Though LNG demand growth in legacy buyers like Japan, South Korea and Taiwan is expected to remain mostly flat in the near term, new demand from other Asian buyers, as well as China, guarantees that the region will continue to dominate markets for the super cooled fuel.

LNG prices in Asia were already tanking before CNOOC’s force majeure declaration. On February 5, LNG spot prices in the region dipped to US$3 per million British thermal units (MMBtu), the lowest price point on record.

In early January, prices were over $5/MMBtu (See graphic). CNOOC’s move means the stage is now set for subpar $3/MMBtu prices, a price collapse that will negatively hit producers and traders.

“The fundamentals were already really weak [before CNOOC declared force majeure],” said Ira Joseph, head of gas and power analytics at S&P Global Platts, which tracks LNG prices. “The whole market is really oversupplied.”

To put the subpar $3/MMBtu possibility in perspective, LNG spot prices in Asia breached $20/MMBtu in February 2014, amid a then somewhat limited supply of the fuel and increased spot purchases by Japan.

At the time, Japan was still grappling with replacing lost nuclear capacity needed for power generation in the wake of the 2013 Fukushima Daiichi nuclear disaster, which eventually forced all of its 50 plus nuclear facilities out of service due to safety concerns.

The problem for LNG markets, notwithstanding China’s evaporating demand amid the coronavirus outbreak, is a coincident ramping up of US shale gas production and LNG exports, as well as new supply hitting the market from Australia and others.

At least five LNG projects reached final investment decisions (FID) last year, more than any other year on record, with three in the US, and the others in Mozambique and Russia. The projects combined would have capacity of 9 billion cubic feet (bcf) of natural gas per day, energy consultancy Wood Mackenzie said.

Added to the quandary, at least for producers, is Qatar’s recent announcement that it plans to increase its liquefaction capacity to a record-breaking 126 million tons per annum (mtpa), from a current 77 mtpa, boosting the possibility that current oversupply and low prices could well persist until the mid-part of the decade.

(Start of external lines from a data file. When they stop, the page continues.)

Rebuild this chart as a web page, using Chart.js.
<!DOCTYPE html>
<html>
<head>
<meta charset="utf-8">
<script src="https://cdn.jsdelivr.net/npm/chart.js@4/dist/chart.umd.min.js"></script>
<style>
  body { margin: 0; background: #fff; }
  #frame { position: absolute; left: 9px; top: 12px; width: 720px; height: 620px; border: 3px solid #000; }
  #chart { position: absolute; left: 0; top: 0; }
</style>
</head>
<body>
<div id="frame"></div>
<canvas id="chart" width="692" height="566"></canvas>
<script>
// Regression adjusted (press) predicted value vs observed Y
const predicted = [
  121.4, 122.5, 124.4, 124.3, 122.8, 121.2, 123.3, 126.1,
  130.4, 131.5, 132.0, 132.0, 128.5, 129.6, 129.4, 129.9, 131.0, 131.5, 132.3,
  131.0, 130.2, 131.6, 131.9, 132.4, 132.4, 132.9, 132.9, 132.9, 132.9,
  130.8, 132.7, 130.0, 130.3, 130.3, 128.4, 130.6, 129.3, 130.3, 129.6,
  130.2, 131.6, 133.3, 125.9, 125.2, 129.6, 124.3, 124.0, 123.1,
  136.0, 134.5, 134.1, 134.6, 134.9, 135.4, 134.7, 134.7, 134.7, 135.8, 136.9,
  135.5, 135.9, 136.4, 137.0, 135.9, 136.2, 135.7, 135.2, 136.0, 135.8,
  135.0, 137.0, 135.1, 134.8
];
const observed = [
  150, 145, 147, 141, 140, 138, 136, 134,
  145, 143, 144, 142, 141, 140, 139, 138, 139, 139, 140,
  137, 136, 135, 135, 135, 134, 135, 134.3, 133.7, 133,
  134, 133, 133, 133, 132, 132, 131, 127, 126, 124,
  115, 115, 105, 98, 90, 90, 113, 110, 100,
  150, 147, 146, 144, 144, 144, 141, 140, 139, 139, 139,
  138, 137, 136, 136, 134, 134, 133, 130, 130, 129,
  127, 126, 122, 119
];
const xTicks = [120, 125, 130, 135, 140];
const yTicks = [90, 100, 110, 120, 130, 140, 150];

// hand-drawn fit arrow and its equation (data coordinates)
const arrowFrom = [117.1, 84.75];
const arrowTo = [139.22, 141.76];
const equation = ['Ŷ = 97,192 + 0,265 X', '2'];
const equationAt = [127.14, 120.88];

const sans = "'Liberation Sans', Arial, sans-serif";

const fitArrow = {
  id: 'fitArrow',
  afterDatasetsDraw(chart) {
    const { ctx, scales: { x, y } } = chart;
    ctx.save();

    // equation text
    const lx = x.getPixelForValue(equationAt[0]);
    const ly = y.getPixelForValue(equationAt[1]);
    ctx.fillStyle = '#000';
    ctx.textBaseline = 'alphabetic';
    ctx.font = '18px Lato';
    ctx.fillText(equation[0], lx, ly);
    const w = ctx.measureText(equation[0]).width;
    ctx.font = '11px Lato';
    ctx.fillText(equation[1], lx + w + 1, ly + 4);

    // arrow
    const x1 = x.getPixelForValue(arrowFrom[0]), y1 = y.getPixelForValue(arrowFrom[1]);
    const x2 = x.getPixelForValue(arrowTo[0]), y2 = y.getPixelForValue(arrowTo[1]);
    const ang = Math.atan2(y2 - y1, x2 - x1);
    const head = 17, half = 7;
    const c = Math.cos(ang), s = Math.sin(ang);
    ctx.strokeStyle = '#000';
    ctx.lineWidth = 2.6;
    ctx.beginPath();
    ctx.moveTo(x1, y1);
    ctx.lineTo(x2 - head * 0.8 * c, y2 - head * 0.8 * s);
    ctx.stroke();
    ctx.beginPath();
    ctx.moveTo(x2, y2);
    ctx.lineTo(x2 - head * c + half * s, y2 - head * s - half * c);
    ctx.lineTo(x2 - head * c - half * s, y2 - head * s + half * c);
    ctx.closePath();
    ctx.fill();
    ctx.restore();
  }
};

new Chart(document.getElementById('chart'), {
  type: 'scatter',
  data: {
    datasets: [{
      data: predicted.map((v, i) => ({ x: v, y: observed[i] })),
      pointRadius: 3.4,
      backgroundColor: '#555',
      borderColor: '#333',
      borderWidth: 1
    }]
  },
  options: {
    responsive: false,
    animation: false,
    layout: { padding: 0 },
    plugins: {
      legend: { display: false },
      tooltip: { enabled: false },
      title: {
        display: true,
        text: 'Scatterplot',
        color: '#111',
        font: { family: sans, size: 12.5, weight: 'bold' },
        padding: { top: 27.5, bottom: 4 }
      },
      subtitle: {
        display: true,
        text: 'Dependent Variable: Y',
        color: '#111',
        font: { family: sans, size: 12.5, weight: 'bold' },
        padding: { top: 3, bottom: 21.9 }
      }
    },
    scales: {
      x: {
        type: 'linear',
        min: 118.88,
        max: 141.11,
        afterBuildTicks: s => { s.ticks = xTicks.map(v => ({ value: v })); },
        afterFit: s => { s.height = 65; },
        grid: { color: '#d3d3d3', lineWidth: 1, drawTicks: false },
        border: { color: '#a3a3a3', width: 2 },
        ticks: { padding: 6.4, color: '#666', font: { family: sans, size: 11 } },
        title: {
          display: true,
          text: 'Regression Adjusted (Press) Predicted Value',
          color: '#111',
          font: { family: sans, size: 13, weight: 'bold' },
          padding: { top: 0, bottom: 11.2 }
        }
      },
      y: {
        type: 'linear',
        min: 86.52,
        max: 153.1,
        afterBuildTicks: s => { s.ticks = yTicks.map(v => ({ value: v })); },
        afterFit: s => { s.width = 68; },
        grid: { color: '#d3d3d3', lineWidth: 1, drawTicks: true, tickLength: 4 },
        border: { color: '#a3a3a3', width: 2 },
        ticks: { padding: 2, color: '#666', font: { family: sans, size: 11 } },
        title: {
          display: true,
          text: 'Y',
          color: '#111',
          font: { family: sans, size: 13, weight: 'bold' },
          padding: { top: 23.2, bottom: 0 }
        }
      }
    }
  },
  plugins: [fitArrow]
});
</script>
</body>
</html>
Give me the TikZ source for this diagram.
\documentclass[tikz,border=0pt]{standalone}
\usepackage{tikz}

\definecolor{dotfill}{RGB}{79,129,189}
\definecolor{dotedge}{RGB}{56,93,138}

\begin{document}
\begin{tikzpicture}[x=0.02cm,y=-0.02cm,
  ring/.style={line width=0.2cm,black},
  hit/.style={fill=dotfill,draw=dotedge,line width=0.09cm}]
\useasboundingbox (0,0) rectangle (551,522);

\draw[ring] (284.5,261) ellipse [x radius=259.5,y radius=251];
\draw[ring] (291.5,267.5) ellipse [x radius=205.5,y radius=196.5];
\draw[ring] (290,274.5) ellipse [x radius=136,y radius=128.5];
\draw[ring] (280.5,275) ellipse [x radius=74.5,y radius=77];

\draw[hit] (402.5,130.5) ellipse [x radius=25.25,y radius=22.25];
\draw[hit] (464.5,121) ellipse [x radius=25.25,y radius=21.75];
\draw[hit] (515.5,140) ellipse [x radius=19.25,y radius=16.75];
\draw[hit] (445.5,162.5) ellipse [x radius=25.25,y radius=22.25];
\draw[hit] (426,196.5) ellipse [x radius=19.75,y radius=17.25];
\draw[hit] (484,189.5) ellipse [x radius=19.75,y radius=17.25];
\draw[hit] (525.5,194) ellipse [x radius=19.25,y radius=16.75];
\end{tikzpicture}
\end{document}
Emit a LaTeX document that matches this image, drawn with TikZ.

For buyers in Asia, like Japan, India and others, falling LNG prices is a boon. Japan has been taking the opportunity to become a major secondary trader of the fuel.

India is leveraging collapsing prices to pressure its main supplier Qatar to renegotiate long-term off-take agreements originally pegged to an expensive Brent crude oil price indexation. Delhi is also procuring record amounts of LNG on the spot market to help cover a domestic gas crunch from both demand growth and a shortage of domestic gas production.

An LNG terminal in Yangkou Port in Nantong city, which is in China's Jiangsu province. Photo: AFP
An LNG terminal in Yangkou Port in Nantong city in China’s Jiangsu province. Photo: AFP

Suffice to say, global LNG has turned from being a seller’s to a buyer’s market in just a number of years. Producers will have to become more creative in selling volumes, financing models, investing in LNG value chains and cost cutting as part of their business models while they wait for semblance of market equilibrium to return.

For producers, the problem of lower prices is paramount. With prices now in the lower $3/MMBtu range and the growing threat that they will soon dip below the psychologically important $3/MMBtu price point, many producers will scramble just to cover costs, while others could forgo deliveries all together to avoid losses.

Weak prices will also force a temporary underutilization of US liquefaction capacity this summer period. Given that it typically costs about $2/MMBtu to liquefy and ship the fuel to Asia, producers now face severe market headwinds.

Warmer than normal temperatures in North Asia have also contributed to the current market overhang, as legacy buyers Japan, South Korea and Taiwan, as well as China, have all reported ample inventories of the super cooled fuel – an unusual situation for this time of year when inventories are often low due to colder weather and increased demand.

Last month, before the coronavirus outbreak hit Chinese demand, some of its firms were already trying to offload unwanted LNG cargoes on an already over-supplied spot market.